Is an adoption ministry legitimate if it is not a 501 c3?

It depends on what “legitimate” means. Some adoption-related work is conducted by for-profit entities that are licensed and regulated as service providers, while charitable support may flow through a separate tax-exempt organization. That structure can be lawful, but it increases the donor’s responsibility to confirm who receives the donation, whether the gift is tax-deductible, what oversight applies, and whether the organization is transparent about fees, referrals, and decision-making authority.

What should raise concern even if the ministry shows up in the IRS database?

IRS recognition is necessary but not sufficient. Significant concerns include refusal to share recent Form 990s, unclear governance or board independence, weak conflict-of-interest controls, opaque use of donor-restricted funds, and storytelling that compromises child privacy.
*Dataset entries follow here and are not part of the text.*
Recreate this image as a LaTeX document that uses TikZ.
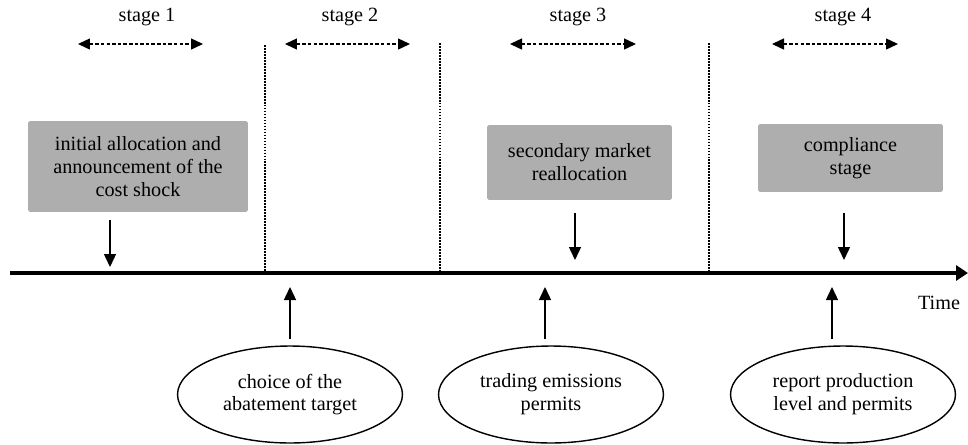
\documentclass[tikz,border=0pt]{standalone}
\usepackage{fontspec}
\setmainfont{Liberation Serif}
\usetikzlibrary{positioning, arrows.meta, shapes.geometric, calc}
\definecolor{boxgray}{RGB}{174,174,174}

\begin{document}
\begin{tikzpicture}[
	x=0.02cm, y=-0.02cm,
	font=\fontsize{11.5}{13}\selectfont,
	event/.style={rectangle, fill=boxgray, rounded corners=1pt, align=center, inner sep=0pt},
	action/.style={ellipse, draw, line width=0.8pt, minimum width=4.5cm, minimum height=1.94cm, align=center, inner sep=0pt},
	arrow/.style={-{Triangle[length=0.26cm, width=0.24cm]}, line width=0.8pt},
	span/.style={{Triangle[length=0.24cm, width=0.22cm]}-{Triangle[length=0.24cm, width=0.22cm]}, line width=0.8pt, dash pattern=on 2pt off 1.2pt},
	divider/.style={line width=0.6pt, dash pattern=on 1pt off 0.7pt},
	timeline/.style={-{Triangle[length=0.24cm, width=0.3cm]}, line width=2.6pt}
	]
	\useasboundingbox (0,0) rectangle (968,444);
	
	% Time axis
	\coordinate (tstart) at (10,273);
	\coordinate (tend) at (968,273);
	\draw[timeline] (tstart) -- (tend);
	\node (time) at (939,303) {Time};
	
	% Stage borders
	\coordinate (v1) at (265,45);
	\coordinate (v2) at (440,43);
	\coordinate (v3) at (709,43);
	\draw[divider] (v1) -- (v1 |- tstart);
	\draw[divider] (v2) -- (v2 |- tstart);
	\draw[divider] (v3) -- (v3 |- tstart);
	
	% Stages
	\node (stage1) at (147,17) {stage 1};
	\node (stage2) at (350,17) {stage 2};
	\node (stage3) at (578,17) {stage 3};
	\node (stage4) at (843,17) {stage 4};
	\coordinate (s1a) at (78,44);  \coordinate (s1b) at (203,44);
	\coordinate (s2a) at (285,44); \coordinate (s2b) at (410,44);
	\coordinate (s3a) at (510,44); \coordinate (s3b) at (636,44);
	\coordinate (s4a) at (772,44); \coordinate (s4b) at (898,44);
	\draw[span] (s1a) -- (s1b);
	\draw[span] (s2a) -- (s2b);
	\draw[span] (s3a) -- (s3b);
	\draw[span] (s4a) -- (s4b);
	
	% Events
	\node[event, minimum width=4.4cm, minimum height=1.82cm] (allocation) at (138,166.5) {initial allocation and\\announcement of the\\cost shock};
	\node[event, minimum width=3.7cm, minimum height=1.5cm] (market) at (579.5,162.5) {secondary market\\reallocation};
	\node[event, minimum width=3.7cm, minimum height=1.36cm] (compliance) at (850.5,158) {compliance\\stage};
	
	% Actions
	\node[action] (abatement) at (290,394.5) {choice of the\\abatement target};
	\node[action] (trading) at (551,394.5) {trading emissions\\permits};
	\node[action] (report) at (843,394.5) {report production\\level and permits};
	
	% Arrows
	\coordinate (d1) at (110,267);
	\coordinate (d3) at (575,260);
	\coordinate (d4) at (844,260);
	\draw[arrow] ($(allocation.south -| d1)+(0,8)$) -- (d1);
	\draw[arrow] ($(market.south -| d3)+(0,13)$) -- (d3);
	\draw[arrow] ($(compliance.south -| d4)+(0,21)$) -- (d4);
	\coordinate (u1) at (290,287);
	\coordinate (u2) at (545,287);
	\coordinate (u3) at (832,287);
	\draw[arrow] ($(u1 |- abatement.north)+(0,-6)$) -- (u1);
	\draw[arrow] ($(u2 |- trading.north)+(0,-6)$) -- (u2);
	\draw[arrow] ($(u3 |- report.north)+(0,-6)$) -- (u3);
	
\end{tikzpicture}
\end{document}
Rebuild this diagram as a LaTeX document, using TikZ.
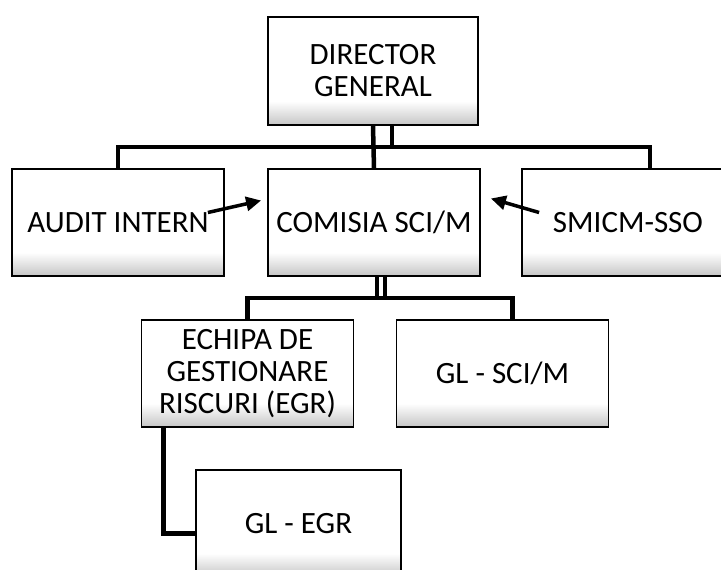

In adoption and child welfare, ethical risk is often not visible in tax status alone; it is visible in how a ministry handles power, money, and truth.

Stewardship requires verifiable clarity

Christian donors give to adoption and family care because Scripture trains the church to love the vulnerable and to honor God with material resources. That same Scripture calls for faithful stewardship and honest weights and measures. Verifying nonprofit status is a beginning. Responsible giving continues with governance review, transparency expectations, and a sober assessment of whether a ministry’s model protects children and honors the dignity of every family involved.